Friday 29 September 2017

Volcanoes, dead bodies and a dug-out canoe

If there's anyone out there, besides me, who has read more than a post or two of this blog, they will know that one of the many things I've come to disbelieve as the years pass by is the concept of coincidence. That is, as something amazing and rare and to be accompanied always by multiple exclamation marks. Because it's really pretty much a daily event, if you're paying attention - in my world, anyway.

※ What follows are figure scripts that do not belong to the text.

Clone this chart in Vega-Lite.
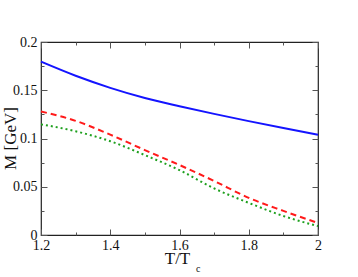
{
  "$schema": "https://vega.github.io/schema/vega-lite/v6.json",
  "autosize": {"type": "none"},
  "padding": {"left": 41, "top": 42, "right": 40, "bottom": 42},
  "width": 277,
  "height": 193,
  "background": "white",
  "config": {
    "view": {"stroke": "#222222", "strokeWidth": 1.2},
    "axis": {
      "grid": false,
      "domain": false,
      "tickColor": "#555555",
      "tickWidth": 1,
      "labelFont": "Liberation Serif",
      "labelFontSize": 14,
      "labelColor": "#111111",
      "titleFont": "Liberation Serif",
      "titleFontSize": 17,
      "titleFontWeight": "normal",
      "titleColor": "#111111"
    }
  },
  "data": {
    "values": [
      {"T": 1.2, "M": 0.1796, "s": "blue"},
      {"T": 1.3, "M": 0.1650, "s": "blue"},
      {"T": 1.4, "M": 0.1525, "s": "blue"},
      {"T": 1.5, "M": 0.1420, "s": "blue"},
      {"T": 1.6, "M": 0.1335, "s": "blue"},
      {"T": 1.7, "M": 0.1255, "s": "blue"},
      {"T": 1.8, "M": 0.1180, "s": "blue"},
      {"T": 1.9, "M": 0.1108, "s": "blue"},
      {"T": 2.0, "M": 0.1039, "s": "blue"},
      {"T": 1.2, "M": 0.1280, "s": "red"},
      {"T": 1.3, "M": 0.1183, "s": "red"},
      {"T": 1.4, "M": 0.1040, "s": "red"},
      {"T": 1.5, "M": 0.0880, "s": "red"},
      {"T": 1.6, "M": 0.0725, "s": "red"},
      {"T": 1.7, "M": 0.0560, "s": "red"},
      {"T": 1.8, "M": 0.0385, "s": "red"},
      {"T": 1.9, "M": 0.0250, "s": "red"},
      {"T": 2.0, "M": 0.0125, "s": "red"},
      {"T": 1.2, "M": 0.1147, "s": "green"},
      {"T": 1.3, "M": 0.1075, "s": "green"},
      {"T": 1.4, "M": 0.0972, "s": "green"},
      {"T": 1.5, "M": 0.0828, "s": "green"},
      {"T": 1.6, "M": 0.0672, "s": "green"},
      {"T": 1.7, "M": 0.0483, "s": "green"},
      {"T": 1.8, "M": 0.0333, "s": "green"},
      {"T": 1.9, "M": 0.0197, "s": "green"},
      {"T": 2.0, "M": 0.0092, "s": "green"}
    ]
  },
  "resolve": {"axis": {"x": "independent", "y": "independent"}},
  "layer": [
    {
      "transform": [{"filter": "datum.s == 'blue'"}],
      "mark": {"type": "line", "color": "#1414ff", "strokeWidth": 2, "interpolate": "monotone"},
      "encoding": {
        "x": {"field": "T", "type": "quantitative",
          "scale": {"domain": [1.2, 2.0], "nice": false, "zero": false},
          "axis": {"orient": "bottom", "title": "T/T", "titleX": 136, "titleY": 21, "titleBaseline": "top",
            "values": [1.2, 1.4, 1.6, 1.8, 2.0],
            "labelExpr": "toString(datum.value)",
            "offset": -6, "tickSize": 6, "labelPadding": 3, "labelFlush": false}},
        "y": {"field": "M", "type": "quantitative",
          "scale": {"domain": [0, 0.2], "nice": false},
          "axis": {"orient": "left", "title": "M [GeV]", "titleX": -32, "titleY": 96, "titleBaseline": "alphabetic",
            "values": [0, 0.05, 0.1, 0.15, 0.2],
            "labelExpr": "toString(datum.value)",
            "offset": -6, "tickSize": 6, "labelPadding": 4, "labelFlush": false}}
      }
    },
    {
      "transform": [{"filter": "datum.s == 'red'"}],
      "mark": {"type": "line", "color": "#ff1a1a", "strokeWidth": 2, "strokeDash": [6, 4], "interpolate": "monotone"},
      "encoding": {
        "x": {"field": "T", "type": "quantitative",
          "axis": {"orient": "top", "title": null, "labels": false,
            "values": [1.2, 1.4, 1.6, 1.8, 2.0], "offset": -6, "tickSize": 6}},
        "y": {"field": "M", "type": "quantitative",
          "axis": {"orient": "right", "title": null, "labels": false,
            "values": [0, 0.05, 0.1, 0.15, 0.2], "offset": -6, "tickSize": 6}}
      }
    },
    {
      "transform": [{"filter": "datum.s == 'green'"}],
      "mark": {"type": "line", "color": "#1ea01e", "strokeWidth": 2, "strokeDash": [2, 3], "interpolate": "monotone"},
      "encoding": {
        "x": {"field": "T", "type": "quantitative",
          "axis": {"orient": "bottom", "title": null, "labels": false,
            "values": [1.3, 1.5, 1.7, 1.9], "offset": -3, "tickSize": 3}},
        "y": {"field": "M", "type": "quantitative",
          "axis": {"orient": "left", "title": null, "labels": false,
            "values": [0.025, 0.075, 0.125, 0.175], "offset": -3, "tickSize": 3}}
      }
    },
    {
      "transform": [{"filter": "datum.s == 'blue'"}],
      "mark": {"type": "line", "opacity": 0, "strokeWidth": 0},
      "encoding": {
        "x": {"field": "T", "type": "quantitative",
          "axis": {"orient": "top", "title": null, "labels": false,
            "values": [1.3, 1.5, 1.7, 1.9], "offset": -3, "tickSize": 3}},
        "y": {"field": "M", "type": "quantitative",
          "axis": {"orient": "right", "title": null, "labels": false,
            "values": [0.025, 0.075, 0.125, 0.175], "offset": -3, "tickSize": 3}}
      }
    },
    {
      "data": {"values": [{"label": "c"}]},
      "mark": {"type": "text", "font": "Liberation Serif", "fontSize": 10, "color": "#111111", "align": "left", "baseline": "alphabetic", "clip": false},
      "encoding": {
        "text": {"field": "label"},
        "x": {"datum": 1.6477, "type": "quantitative", "axis": null},
        "y": {"datum": -0.0383, "type": "quantitative", "axis": null}
      }
    }
  ]
}
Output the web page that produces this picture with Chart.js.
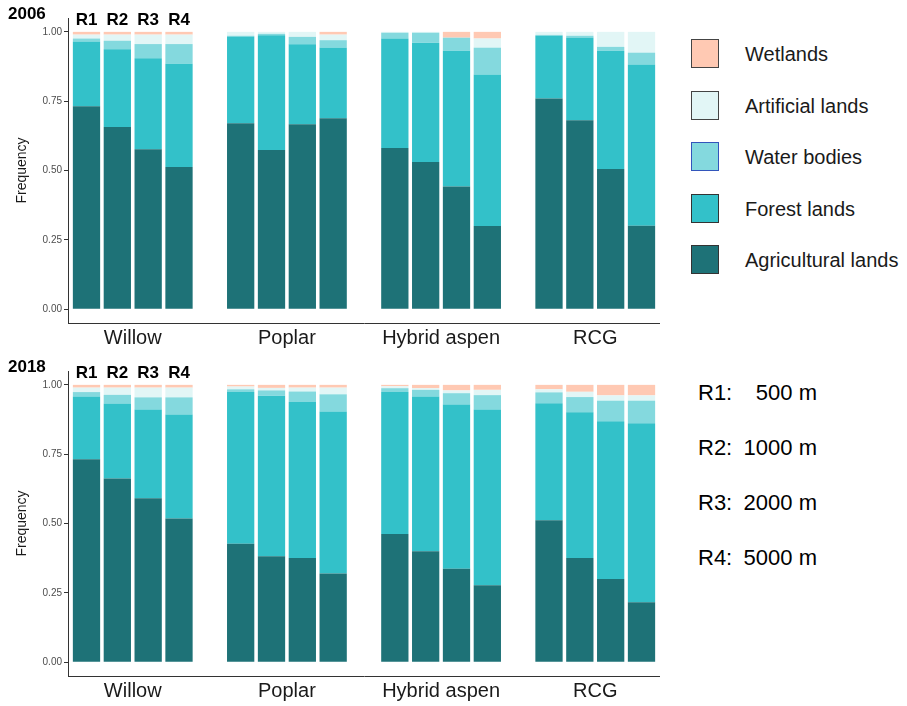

Of course it helps to have a world with wide boundaries, which mine is thanks to the travel writing thing (despite its currently apparently grinding to a stuttering halt). All of which is by way of introduction to volcanoes, which are in the news at the moment as the Pacific's dramatically-named Ring of Fire is sparking in multiple countries. A couple of them look likely to eclipse the theatrical overtures of Cotopaxi in Ecuador (top) when I was there in 2015 and possibly even Kilauea from last year.
Vanuatu's Manaro, on the island of Ambae which is being evacuated Dunkirk-style as I write, is not a volcano I've been to; nor Popocatepetl in Mexico (though I have been able to spell that name since I was about 12); but Mt Agung I have. Or thought I had, back in 1977 when I was on my Great OE - but it turns out I just got near it, and went up to the crater lake in neighbouring Mt Batur instead. That I remember not so much for the dramatic scenery, as for the chastening experience of bartering hard for a boat trip across the lake to the village of Trunyan. Uniquely in Bali it's the custom there to leave dead bodies out in the open to decay, just protected by a cloth and a bamboo cage to keep opportunistic birds/animals away. As tourist attractions go, it's clearly at the more macabre end, and also these days a pretty un-PC thing to go and gawp at - but, hey, 1977.
So, having been in Indonesia for a week or so by then, we were getting pretty confident with the bartering thing - overconfident, it turned out. Because having beaten the poor guy down to a third of what he'd originally asked for, he got his own back by taking us not to the boat we were expecting, but a literal dug-out canoe - which, moreover, we were expected to take part in paddling. Yes, served us right. We got halfway across the lake before it became far too much effort in that heat, over that distance, and we admitted defeat and turned back to shore. At least we got our own back, and didn't give the canoe guy the tip he asked for.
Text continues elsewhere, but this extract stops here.